Sie hatte kein einfaches Leben. «Meine Eltern waren keine netten Leute, und ich war kein nettes Kind.» Sie kam zu Pflegeeltern, war in jungen Jahren mehrfach schwer krank, Trennung, Scheidung, schöne Arbeit beim Fernsehen, viel Geld verdient, aber wegen totaler Erschöpfung schliesslich abgebrochen. «Wenn ich nachts wach liege, bin ich dankbar für alles, für ein so langes Leben in einem demokratischen Land ohne Krieg», so ihr Bekenntnis. Heidenreich mischt in ihrem Buch ausgewählte Zitate mit ihren persönlichen Betrachtungen.
Jorge Luis Borges:
«Wenn ich mein Leben noch einmal leben könnte, im nächsten Leben würde ich versuchen, mehr Fehler zu machen. Ich würde nicht so perfekt sein wollen, ich würde mich mehr entspannen. Ich würde ein bisschen verrückter sein, als ich gewesen bin, ich würde viel weniger Dinge ernst nehmen. Ich würde nicht so gesund leben. Ich würde mehr riskieren, würde mehr reisen, Sonnenuntergänge betrachten, mehr bergsteigen, mehr in Flüssen schwimmen. Ich war einer dieser klugen Menschen, die jede Minute dieses Lebens fruchtbar verbrachten. Freilich hatte ich auch Momente der Freude, aber wenn ich nochmal anfangen würde, würde ich versuchen, mehr gute Augenblicke zu haben. Falls du es noch nicht weisst, aus diesen besteht nämlich das Leben, nur aus Augenblicken, vergiss nicht den jetzigen. Wenn ich noch einmal leben könnte, würde ich von Frühlingsbeginn bis Spätherbst barfuss gehen. Und ich würde mehr mit Kindern spielen, wenn ich das Leben noch vor mir hätte. Aber sehen Sie, ich bin fünfundachtzig Jahre alt und weiss, dass ich bald sterben werde.»
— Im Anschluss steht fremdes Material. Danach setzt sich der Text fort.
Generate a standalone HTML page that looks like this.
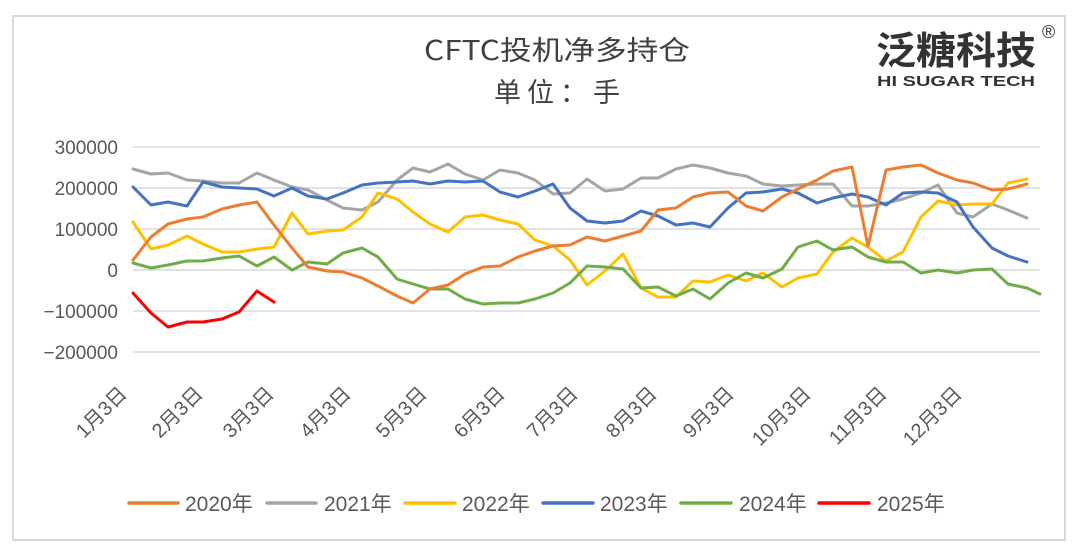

Vielleicht wollte ich, Elisabeth, nicht gerade perfekt sein. Aber einen hohen Anspruch an mich als Mutter, Ehefrau, Hausfrau hatte ich schon. Fernsehen schauen für unsere Kinder war stark limitiert. Sogar ein Fernseh-Schloss hatten wir eingebaut, damit der heiss begehrte Apparat nicht zugänglich war in unserer Abwesenheit. Not macht erfinderisch – irgendwann haben die Söhne das Schloss geknackt. Von ihrem selbst verdienten Geld haben sie sich zuallererst einen Fernseher gekauft und sich somit grenzenlose Freiheit ermöglicht. Was haben all unsere gut gemeinten pädagogischen Anstrengungen genützt? Körner gab es auch zu essen bei uns, geschrotet oder eingeweicht in allen Variationen, und die heranwachsenden Söhne mussten solches verspeisen. Dieses und andere abschreckenden Beispiele werden von den Söhnen, heute selbst Väter, ihren Kindern, die von solchem verschont bleiben, weitererzählt. Mein Vollkornkochbuch liegt schon lange unbenutzt im Schrank. Gesunde Ernährung ja, aber nicht allzu viel! Meine Söhne putzen und pflegen den Garten mit höchster Sorgfalt, viel mehr als ich es je getan habe. Vielleicht muss jeder die Phasen der Perfektion selbst durchmachen, bevor man sich mehr entspannte Augenblicke gönnt.
Elke Heidenreich:
«Mit zwanzig ist unser Herz unfertig, voller Sehnsucht nach ich weiss nicht was, und wenn wir glücklich sind, spüren wir es nicht und wissen es hinterher, wenn das Glück verloren ist … Heute weiss ich, dass das Glück kein Zustand ist, nach dem man verzweifelt suchen muss. Es ist immer nur ein Augenblick, und ich habe gelernt zu erkennen und zu geniessen. Aus der Summe glücklicher Augenblicke setzt sich das Glück des Lebens zusammen. Diesem Glück bin ich heute viel näher als mit zwanzig.»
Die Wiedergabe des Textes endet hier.